Healthcare Realty Trust enters its Q1 2026 earnings today with an unusually sharp split between what options positioning implies and what the lending market suggests.
The options signal is the loudest indicator into this print. The put/call ratio has jumped to 0.17 — well above its 20-day average of 0.11 — putting it nearly three standard deviations above normal. That is a meaningful spike in relative put demand. Yet the borrow market tells the opposite story: availability runs at 745% of short interest, meaning shares are plentiful and easy to secure. Cost to borrow is a relaxed 0.44%, down 35% on the week. Short interest is 4.8% of the free float — modest, and essentially flat over the past five days. The lending setup carries no squeeze pressure whatsoever. These two signals point in opposite directions, and the gap between them is the sharpest tension heading into today's release.
The analyst debate reflects a similarly divided picture. UBS initiated coverage last week at Neutral with an $18 target — just below the current $18.70 close — signalling limited near-term upside in the view of one fresh set of eyes. The Street's mean target is $19.18, implying only modest return potential from here, with the consensus sitting firmly at Hold (eight analysts). Bulls point to same-store NOI growth tracking near 5% and occupancy recovering toward 92%, alongside a strategic review that has stirred interest in specific assets. Bears counter with a 6% decline in NAV per unit, FFO and AFFO estimates running 10%-20% below prior consensus through 2027, and a recurring FFO that fell both quarter-on-quarter and year-on-year in the most recent period. Cantor Fitzgerald holds an Overweight with a $21 target, keeping a constructive voice in the room — but the weight of analyst opinion is cautious.

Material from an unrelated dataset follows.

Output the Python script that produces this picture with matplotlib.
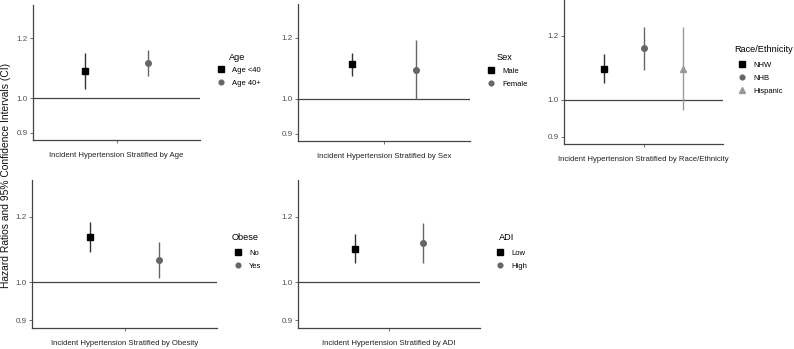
import numpy as np
import matplotlib
matplotlib.use("Agg")
import matplotlib.pyplot as plt
from matplotlib.lines import Line2D

plt.rcParams["font.family"] = ["Liberation Sans", "DejaVu Sans"]

# hazard ratios with 95% CI
age_groups = ["Age <40", "Age 40+"]
age_hr = [1.086, 1.115]
age_lo = [1.028, 1.071]
age_hi = [1.147, 1.159]

sex_groups = ["Male", "Female"]
sex_hr = [1.109, 1.091]
sex_lo = [1.071, 1.000]
sex_hi = [1.147, 1.192]

race_groups = ["NHW", "NHB", "Hispanic"]
race_hr = [1.092, 1.157, 1.092]
race_lo = [1.049, 1.089, 0.970]
race_hi = [1.139, 1.231, 1.229]

obese_groups = ["No", "Yes"]
obese_hr = [1.133, 1.063]
obese_lo = [1.088, 1.013]
obese_hi = [1.181, 1.118]

adi_groups = ["Low", "High"]
adi_hr = [1.098, 1.114]
adi_lo = [1.055, 1.054]
adi_hi = [1.142, 1.178]

W, H = 794, 349
fig = plt.figure(figsize=(W / 100, H / 100), dpi=100)
fig.patch.set_facecolor("white")

markers = ["s", "o", "^"]
mcolors = ["#000000", "#666666", "#999999"]
lcolors = ["#333333", "#666666", "#999999"]
msizes = [4.6, 4.0, 4.6]


def px_axes(left, right, top, bottom):
    return fig.add_axes([left / W, 1 - bottom / H, (right - left) / W, (bottom - top) / H])


def panel(box, groups, hr, lo, hi, xtitle, legtitle, title_xy, leg_xy):
    ax = px_axes(*box)
    n = len(groups)
    offs = np.array([-0.225, 0.225]) if n == 2 else np.array([-0.3, 0.0, 0.3])
    handles = []
    for i in range(n):
        x = 1 + offs[i]
        ax.plot([x, x], [lo[i], hi[i]], color=lcolors[i], lw=1.0, solid_capstyle="butt", zorder=2)
        ax.plot([x], [hr[i]], marker=markers[i], color=mcolors[i], ms=msizes[i], ls="none", zorder=3)
        handles.append(Line2D([], [], marker=markers[i], color=mcolors[i], ms=msizes[i] - 0.6, ls="none"))
    ax.axhline(1.0, color="#444444", lw=0.9, zorder=1)
    ax.set_yscale("log")
    ax.set_ylim(0.881, 1.328)
    ax.set_xlim(0.4, 1.6)
    ax.set_yticks([0.9, 1.0, 1.2])
    ax.set_yticklabels(["0.9", "1.0", "1.2"])
    ax.yaxis.set_minor_locator(matplotlib.ticker.NullLocator())
    ax.set_xticks([1])
    ax.set_xticklabels([""])
    ax.tick_params(axis="both", length=2.2, width=0.6, color="#555555", labelsize=5.8,
                   labelcolor="#4d4d4d", pad=1.5)
    for s in ["top", "right"]:
        ax.spines[s].set_visible(False)
    for s in ["left", "bottom"]:
        ax.spines[s].set_color("#444444")
        ax.spines[s].set_linewidth(0.9)
    ax.annotate(xtitle, xy=(0.5, 0), xycoords="axes fraction", xytext=(0, -11.2),
                textcoords="offset points", ha="center", va="center", fontsize=5.55, color="#222222")
    fig.text(title_xy[0] / W, 1 - title_xy[1] / H, legtitle, fontsize=6.6, ha="left", va="center")
    fig.legend(handles, groups, loc="upper left",
               bbox_to_anchor=(leg_xy[0] / W, 1 - leg_xy[1] / H), bbox_transform=fig.transFigure,
               frameon=False, fontsize=5.5, handlelength=1.0, handletextpad=1.0,
               labelspacing=0.75, borderpad=0, borderaxespad=0)
    return ax


panel((33, 200, 5, 140), age_groups, age_hr, age_lo, age_hi,
      "Incident Hypertension Stratified by Age", "Age", (229, 57), (217, 66.5))
panel((298, 470, 4, 141), sex_groups, sex_hr, sex_lo, sex_hi,
      "Incident Hypertension Stratified by Sex", "Sex", (497, 57), (487, 67.5))
panel((564, 723, 0, 144), race_groups, race_hr, race_lo, race_hi,
      "Incident Hypertension Stratified by Race/Ethnicity", "Race/Ethnicity", (734, 50), (738, 61.5))
panel((32, 217, 180, 328), obese_groups, obese_hr, obese_lo, obese_hi,
      "Incident Hypertension Stratified by Obesity", "Obese", (232, 237), (234, 249.5))
panel((298, 480, 180, 328), adi_groups, adi_hr, adi_lo, adi_hi,
      "Incident Hypertension Stratified by ADI", "ADI", (499, 237), (496, 249.5))

fig.text(6 / W, 1 - 175 / H, "Hazard Ratios and 95% Confidence Intervals (CI)", rotation=90,
         fontsize=7.35, ha="center", va="center", color="#111111")

fig.savefig("out.png", dpi=100)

The ownership picture adds one wrinkle worth noting. Starboard Value holds a 3.6% stake, unchanged at 12.6 million shares as of year-end. That kind of activist presence on the register tends to sharpen scrutiny of cost discipline and asset recycling progress — exactly the areas where bulls and bears currently disagree most sharply. Cohen & Steers is the largest holder at 16.2%, with a meaningful add in its most recent filing. The last two earnings events produced mild positive reactions: the February 2026 print saw a 5.9% one-day gain and a 3.7% five-day gain, while the February 2026 pre-release event added 0.7% on the day.
The Q1 print is therefore less about occupancy headlines and more about whether management can show FFO stabilising — and whether the asset review is generating concrete progress that justifies the 11% stock rally over the past month.